Life Lessons from Charles John Huffam Dickens





Today is the day; it's Dickens's bicentenary. Two hundred years since the man who was to create Oliver Twist, Ebenezer Scrooge and Miss Havisham came into the world. I feel a peculiar affinity to Charles John Huffam as he's the most well-known writer I'm exploring as I write up my PhD on the Victorian Christmas. It's amazing how this writer's works seem to have subtly seeped into the national, and international, mindset. Whenever I'm in London I can't help but remember his descriptions of the urban metropolis. I walk down the same streets and, with his words in mind, I'm able to vividly recapture the sights, smells and colour of a city almost two hundred years younger. 

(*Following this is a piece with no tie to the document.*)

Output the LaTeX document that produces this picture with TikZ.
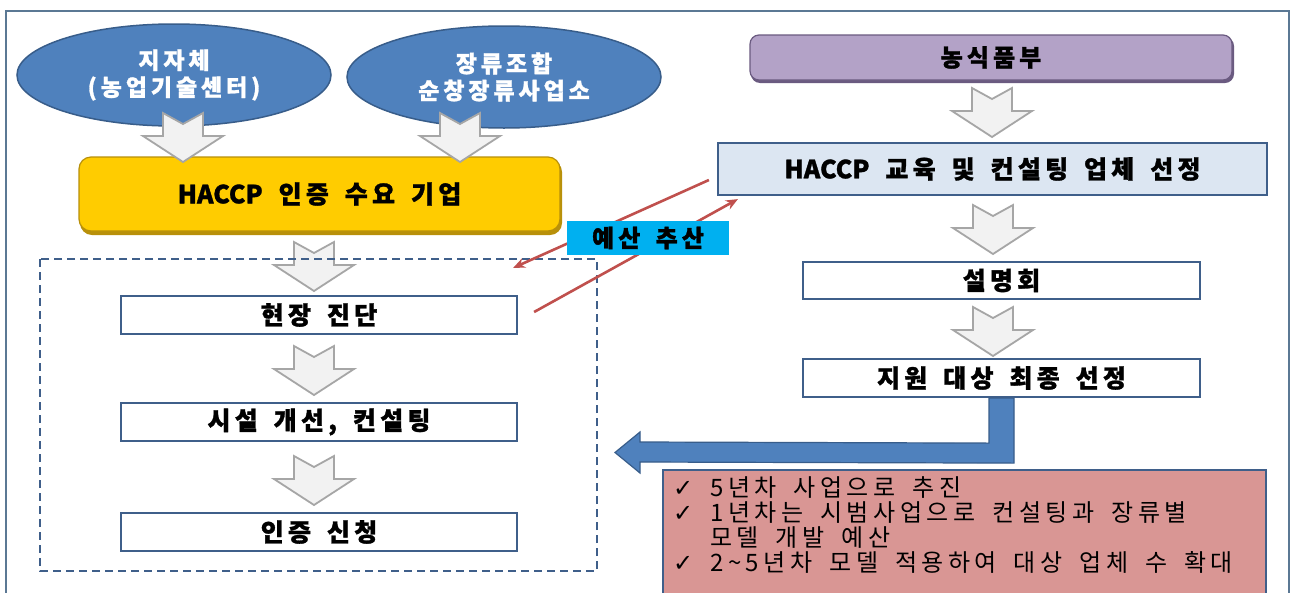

In the first year of my research I read Peter Ackroyd's biography of the writer, entitled Dickens. I was struck by Ackroyd's depiction of Dickens's unflagging creative energy. One of the things that is undeniable about him is that he was an incredibly hard worker. To regularly write novels the size of Bleak House; contribute to, and meticulously edit periodicals; and travel around the country giving public readings, you'd have to be, especially in Victorian London. Not to mention Dickens's theatrical endeavours, his charity work, and, of course, his yearly contributions to the Christmas marketplace. While I'm no hero-worshipper of Dickens (have you read this article?) I always find hard workers very inspirational. In between his work, and often as a thought-filled extension of his work, he loved to walk. Walking was part of his daily routine - sometimes he would clock up double-digit miles wandering through the bustling city, and often in the middle of the night he would set out on a dark ramble through the streets of London. After reading about Dickens's schedule of solid writing sandwiched between endless walks, I remember feeling challenged to walk more myself. Now I usually walk for an hour each day, and although it may not be through the dark streets of nineteenth century London, and I definitely don't walk 20 miles, it gives me that space to move and think and focus, and...it's a little bit of the real Dickens in my daily life.